## STATED GOAL:
From the entries below, extract every line that includes the word "this".

(Code that draws figures)
---+---

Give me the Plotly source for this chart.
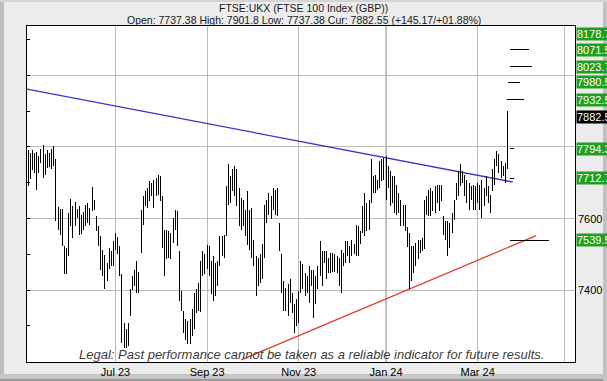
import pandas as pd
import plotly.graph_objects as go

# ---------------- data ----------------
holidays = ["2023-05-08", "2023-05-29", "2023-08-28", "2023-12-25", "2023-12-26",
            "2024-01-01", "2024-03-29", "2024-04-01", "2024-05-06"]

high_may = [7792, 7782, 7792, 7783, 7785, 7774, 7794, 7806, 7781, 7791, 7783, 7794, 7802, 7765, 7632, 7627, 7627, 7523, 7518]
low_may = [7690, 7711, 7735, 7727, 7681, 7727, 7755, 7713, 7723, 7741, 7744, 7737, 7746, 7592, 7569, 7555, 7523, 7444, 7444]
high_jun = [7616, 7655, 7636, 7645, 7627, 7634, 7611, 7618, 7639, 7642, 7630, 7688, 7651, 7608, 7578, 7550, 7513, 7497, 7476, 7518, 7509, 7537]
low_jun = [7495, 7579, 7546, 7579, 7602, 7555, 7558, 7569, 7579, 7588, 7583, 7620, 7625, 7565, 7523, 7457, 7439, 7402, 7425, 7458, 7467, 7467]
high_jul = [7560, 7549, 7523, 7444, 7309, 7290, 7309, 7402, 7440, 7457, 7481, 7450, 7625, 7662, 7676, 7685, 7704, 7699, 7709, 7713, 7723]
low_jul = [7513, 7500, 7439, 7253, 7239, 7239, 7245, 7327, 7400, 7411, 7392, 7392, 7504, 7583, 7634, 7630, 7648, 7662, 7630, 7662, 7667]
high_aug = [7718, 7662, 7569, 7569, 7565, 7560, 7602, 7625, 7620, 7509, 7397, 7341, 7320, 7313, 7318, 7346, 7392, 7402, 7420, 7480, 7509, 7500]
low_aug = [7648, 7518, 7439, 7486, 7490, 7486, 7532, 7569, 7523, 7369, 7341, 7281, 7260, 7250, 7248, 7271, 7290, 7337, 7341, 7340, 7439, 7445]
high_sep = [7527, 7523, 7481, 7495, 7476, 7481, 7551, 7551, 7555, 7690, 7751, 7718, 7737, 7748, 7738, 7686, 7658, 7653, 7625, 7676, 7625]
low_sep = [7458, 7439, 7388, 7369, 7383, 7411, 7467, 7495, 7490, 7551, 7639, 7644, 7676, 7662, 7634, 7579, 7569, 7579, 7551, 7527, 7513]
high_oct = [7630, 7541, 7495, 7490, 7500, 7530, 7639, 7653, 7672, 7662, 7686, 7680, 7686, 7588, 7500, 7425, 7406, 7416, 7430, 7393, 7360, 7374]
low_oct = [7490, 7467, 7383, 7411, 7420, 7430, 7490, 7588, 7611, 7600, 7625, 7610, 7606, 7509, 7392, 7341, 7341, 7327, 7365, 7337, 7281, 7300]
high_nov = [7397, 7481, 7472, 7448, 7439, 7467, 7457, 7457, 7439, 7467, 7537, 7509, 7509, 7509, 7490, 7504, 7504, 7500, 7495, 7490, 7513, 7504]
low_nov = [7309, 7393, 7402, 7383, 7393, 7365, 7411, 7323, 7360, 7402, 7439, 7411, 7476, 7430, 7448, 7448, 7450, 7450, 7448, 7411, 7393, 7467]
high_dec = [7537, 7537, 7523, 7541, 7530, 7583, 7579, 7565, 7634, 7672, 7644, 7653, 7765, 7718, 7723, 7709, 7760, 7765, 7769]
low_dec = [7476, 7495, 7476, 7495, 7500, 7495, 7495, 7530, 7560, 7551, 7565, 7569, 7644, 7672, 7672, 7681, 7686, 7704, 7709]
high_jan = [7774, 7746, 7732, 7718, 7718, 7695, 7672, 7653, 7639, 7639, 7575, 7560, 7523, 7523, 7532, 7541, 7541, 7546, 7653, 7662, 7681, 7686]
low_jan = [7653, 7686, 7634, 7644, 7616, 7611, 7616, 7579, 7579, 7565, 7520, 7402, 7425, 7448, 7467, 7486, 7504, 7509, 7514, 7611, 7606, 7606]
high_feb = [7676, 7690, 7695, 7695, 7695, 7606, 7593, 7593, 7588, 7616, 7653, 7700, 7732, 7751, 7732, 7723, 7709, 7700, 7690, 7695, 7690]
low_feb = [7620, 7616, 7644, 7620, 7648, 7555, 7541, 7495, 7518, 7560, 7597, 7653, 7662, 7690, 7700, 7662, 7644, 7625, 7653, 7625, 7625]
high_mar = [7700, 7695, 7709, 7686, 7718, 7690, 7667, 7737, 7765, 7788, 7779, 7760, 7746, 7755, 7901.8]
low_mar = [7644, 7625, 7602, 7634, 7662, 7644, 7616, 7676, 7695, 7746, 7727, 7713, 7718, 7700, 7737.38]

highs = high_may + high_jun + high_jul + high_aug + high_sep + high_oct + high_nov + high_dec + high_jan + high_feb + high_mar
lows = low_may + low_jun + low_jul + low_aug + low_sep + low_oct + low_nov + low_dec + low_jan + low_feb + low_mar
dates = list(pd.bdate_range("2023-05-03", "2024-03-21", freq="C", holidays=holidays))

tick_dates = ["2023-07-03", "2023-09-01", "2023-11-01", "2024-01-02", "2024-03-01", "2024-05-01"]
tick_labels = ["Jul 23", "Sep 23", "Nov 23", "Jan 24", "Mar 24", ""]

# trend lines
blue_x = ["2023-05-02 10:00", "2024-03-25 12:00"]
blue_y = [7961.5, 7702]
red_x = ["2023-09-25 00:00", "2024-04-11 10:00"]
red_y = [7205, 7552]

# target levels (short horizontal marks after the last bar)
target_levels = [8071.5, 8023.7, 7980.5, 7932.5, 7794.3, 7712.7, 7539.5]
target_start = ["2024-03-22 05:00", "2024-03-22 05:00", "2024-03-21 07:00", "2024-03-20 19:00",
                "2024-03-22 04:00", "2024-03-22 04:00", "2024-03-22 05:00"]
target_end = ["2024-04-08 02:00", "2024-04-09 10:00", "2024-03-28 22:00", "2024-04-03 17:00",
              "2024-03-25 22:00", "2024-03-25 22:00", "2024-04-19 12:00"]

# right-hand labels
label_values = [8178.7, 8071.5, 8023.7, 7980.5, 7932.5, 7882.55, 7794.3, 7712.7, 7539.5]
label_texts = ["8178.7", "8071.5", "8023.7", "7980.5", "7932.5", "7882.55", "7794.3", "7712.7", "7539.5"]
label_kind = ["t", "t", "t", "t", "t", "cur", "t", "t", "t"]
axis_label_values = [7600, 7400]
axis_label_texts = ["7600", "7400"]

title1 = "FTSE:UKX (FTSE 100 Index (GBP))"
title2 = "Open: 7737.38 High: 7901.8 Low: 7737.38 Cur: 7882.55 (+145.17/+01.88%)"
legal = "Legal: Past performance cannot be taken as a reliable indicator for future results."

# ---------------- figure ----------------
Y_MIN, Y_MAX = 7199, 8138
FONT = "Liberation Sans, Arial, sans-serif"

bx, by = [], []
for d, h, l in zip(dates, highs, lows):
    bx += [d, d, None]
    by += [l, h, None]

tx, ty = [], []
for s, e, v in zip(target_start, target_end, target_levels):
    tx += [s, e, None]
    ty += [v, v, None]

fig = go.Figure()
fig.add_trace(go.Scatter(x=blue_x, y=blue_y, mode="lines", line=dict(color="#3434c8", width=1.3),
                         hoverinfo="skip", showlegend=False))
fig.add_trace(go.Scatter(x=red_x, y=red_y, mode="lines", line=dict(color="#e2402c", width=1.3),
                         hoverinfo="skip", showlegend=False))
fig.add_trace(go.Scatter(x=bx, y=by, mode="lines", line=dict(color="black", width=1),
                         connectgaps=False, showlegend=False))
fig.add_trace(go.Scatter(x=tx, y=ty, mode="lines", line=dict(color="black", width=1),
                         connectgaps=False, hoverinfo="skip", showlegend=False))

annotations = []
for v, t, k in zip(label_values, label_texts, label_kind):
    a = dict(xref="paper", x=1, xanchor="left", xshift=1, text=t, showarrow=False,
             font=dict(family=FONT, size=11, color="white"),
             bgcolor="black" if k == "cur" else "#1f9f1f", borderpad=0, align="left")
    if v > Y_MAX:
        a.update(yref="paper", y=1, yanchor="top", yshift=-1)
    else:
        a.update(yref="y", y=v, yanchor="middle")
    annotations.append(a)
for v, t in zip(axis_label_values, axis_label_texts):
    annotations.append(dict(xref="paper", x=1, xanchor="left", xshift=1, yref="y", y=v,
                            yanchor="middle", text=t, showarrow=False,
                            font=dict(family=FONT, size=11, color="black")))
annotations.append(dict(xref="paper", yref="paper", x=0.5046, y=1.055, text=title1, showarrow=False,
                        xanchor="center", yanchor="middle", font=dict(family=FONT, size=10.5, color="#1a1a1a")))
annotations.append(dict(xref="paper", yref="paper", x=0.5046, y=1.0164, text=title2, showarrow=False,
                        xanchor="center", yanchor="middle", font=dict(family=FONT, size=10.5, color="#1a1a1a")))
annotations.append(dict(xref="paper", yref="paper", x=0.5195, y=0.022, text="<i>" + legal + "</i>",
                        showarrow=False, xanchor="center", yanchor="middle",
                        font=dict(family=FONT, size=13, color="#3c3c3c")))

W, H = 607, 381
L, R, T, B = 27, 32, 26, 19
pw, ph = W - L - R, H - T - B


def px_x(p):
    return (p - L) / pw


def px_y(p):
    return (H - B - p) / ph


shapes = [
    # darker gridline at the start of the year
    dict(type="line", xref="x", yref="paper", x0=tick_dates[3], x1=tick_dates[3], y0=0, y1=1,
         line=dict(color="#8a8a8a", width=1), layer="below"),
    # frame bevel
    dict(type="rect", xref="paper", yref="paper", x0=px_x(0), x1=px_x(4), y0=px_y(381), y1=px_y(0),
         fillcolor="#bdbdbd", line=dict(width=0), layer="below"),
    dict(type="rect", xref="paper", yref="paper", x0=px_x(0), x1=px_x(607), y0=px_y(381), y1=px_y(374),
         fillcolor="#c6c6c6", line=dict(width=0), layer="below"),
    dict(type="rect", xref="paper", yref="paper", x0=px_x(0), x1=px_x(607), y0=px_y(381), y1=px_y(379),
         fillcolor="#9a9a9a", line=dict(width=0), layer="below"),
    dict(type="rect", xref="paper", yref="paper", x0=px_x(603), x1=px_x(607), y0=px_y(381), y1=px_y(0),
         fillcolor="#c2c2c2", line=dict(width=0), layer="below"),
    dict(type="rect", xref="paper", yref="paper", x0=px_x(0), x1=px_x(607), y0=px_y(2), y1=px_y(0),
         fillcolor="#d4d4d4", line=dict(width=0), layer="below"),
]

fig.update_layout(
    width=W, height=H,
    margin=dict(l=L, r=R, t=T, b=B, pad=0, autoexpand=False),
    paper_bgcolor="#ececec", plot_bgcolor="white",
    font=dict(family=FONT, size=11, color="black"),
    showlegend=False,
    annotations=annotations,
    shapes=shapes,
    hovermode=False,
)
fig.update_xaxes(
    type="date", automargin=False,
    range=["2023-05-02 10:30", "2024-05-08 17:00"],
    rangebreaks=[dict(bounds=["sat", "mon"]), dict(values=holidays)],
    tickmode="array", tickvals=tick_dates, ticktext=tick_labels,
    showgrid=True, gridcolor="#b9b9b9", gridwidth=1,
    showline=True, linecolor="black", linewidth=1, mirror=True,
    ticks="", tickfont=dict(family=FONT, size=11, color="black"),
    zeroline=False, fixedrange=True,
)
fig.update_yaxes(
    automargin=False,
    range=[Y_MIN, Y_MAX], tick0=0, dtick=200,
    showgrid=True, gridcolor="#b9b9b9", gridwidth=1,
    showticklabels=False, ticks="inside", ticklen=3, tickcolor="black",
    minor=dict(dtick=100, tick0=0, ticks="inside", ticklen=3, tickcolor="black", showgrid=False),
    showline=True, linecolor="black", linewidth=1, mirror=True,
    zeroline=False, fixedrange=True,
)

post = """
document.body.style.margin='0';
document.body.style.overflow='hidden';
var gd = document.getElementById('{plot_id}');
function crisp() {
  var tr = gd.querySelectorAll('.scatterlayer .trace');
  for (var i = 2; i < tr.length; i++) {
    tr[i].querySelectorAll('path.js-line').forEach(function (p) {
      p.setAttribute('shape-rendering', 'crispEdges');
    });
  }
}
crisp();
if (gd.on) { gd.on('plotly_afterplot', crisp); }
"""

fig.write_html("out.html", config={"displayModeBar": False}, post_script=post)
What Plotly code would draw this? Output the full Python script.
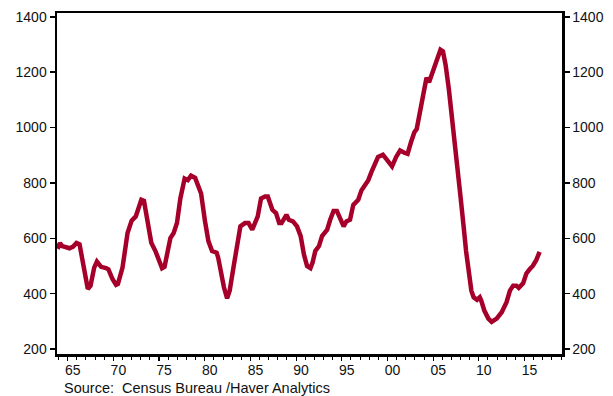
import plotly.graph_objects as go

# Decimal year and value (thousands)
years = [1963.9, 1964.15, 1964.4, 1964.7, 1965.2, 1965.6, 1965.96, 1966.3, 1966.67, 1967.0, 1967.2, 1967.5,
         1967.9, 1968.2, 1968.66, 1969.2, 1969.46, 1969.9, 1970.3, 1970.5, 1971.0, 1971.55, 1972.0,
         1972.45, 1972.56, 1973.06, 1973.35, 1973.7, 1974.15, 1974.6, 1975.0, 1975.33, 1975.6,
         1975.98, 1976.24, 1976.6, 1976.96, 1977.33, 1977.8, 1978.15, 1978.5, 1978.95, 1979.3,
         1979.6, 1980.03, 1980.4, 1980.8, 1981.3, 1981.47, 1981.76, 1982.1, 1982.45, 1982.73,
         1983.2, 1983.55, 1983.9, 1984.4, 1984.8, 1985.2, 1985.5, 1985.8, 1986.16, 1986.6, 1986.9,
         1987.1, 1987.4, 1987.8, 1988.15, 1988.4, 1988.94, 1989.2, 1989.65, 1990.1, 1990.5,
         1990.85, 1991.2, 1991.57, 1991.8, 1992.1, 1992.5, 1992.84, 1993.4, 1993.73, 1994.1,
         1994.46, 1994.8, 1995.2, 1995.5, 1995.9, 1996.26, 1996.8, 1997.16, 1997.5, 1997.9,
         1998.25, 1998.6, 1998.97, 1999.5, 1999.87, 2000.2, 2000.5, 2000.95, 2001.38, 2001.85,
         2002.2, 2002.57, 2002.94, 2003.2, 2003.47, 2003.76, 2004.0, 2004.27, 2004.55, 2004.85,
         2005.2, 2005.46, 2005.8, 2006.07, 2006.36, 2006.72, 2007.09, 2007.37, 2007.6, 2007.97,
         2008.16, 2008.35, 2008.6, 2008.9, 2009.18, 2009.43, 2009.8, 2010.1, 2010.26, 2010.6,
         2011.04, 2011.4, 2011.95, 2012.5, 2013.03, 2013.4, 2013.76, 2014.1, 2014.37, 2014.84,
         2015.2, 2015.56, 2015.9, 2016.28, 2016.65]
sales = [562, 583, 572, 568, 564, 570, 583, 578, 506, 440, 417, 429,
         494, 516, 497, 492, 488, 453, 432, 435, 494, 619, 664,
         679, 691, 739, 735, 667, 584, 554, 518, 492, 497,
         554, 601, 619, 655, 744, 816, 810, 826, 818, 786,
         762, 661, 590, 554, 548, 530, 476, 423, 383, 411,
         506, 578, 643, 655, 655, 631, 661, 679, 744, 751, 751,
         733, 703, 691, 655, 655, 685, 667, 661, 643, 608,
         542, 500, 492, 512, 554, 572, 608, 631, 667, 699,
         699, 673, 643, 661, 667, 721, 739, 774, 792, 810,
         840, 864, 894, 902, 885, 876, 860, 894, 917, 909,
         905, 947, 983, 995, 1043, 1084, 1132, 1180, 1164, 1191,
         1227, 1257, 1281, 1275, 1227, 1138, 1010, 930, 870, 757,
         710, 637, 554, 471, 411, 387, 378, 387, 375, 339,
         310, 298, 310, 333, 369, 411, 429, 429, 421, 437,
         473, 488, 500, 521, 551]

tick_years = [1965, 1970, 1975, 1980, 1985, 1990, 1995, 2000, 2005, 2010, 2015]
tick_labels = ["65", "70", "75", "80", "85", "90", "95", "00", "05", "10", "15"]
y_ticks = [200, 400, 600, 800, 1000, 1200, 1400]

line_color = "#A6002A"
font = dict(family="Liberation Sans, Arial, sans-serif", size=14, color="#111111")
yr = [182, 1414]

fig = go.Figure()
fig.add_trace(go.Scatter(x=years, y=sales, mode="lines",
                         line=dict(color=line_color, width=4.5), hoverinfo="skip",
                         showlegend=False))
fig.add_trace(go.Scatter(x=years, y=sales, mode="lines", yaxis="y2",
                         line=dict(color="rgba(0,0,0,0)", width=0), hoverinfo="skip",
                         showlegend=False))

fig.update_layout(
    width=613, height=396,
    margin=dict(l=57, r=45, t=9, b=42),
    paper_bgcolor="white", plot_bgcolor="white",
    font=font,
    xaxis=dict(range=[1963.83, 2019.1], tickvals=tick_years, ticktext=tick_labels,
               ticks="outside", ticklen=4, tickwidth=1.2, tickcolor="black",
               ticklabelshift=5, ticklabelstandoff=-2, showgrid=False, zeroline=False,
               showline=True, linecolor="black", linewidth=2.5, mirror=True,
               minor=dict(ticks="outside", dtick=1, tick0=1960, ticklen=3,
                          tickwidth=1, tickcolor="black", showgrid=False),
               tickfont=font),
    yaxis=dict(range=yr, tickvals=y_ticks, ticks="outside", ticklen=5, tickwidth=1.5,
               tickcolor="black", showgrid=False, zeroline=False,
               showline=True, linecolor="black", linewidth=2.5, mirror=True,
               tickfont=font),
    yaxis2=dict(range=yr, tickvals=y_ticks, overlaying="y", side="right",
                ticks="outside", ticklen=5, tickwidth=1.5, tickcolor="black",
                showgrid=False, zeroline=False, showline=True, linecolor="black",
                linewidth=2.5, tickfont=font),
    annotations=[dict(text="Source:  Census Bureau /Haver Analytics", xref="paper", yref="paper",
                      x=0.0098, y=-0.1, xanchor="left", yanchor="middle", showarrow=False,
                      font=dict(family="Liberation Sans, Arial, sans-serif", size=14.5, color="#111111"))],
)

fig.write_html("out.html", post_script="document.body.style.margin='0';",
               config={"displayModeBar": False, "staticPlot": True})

---+---

## WRITTEN SOLUTION:
Give me the Plotly source for this chart.
What Plotly code would draw this? Output the full Python script.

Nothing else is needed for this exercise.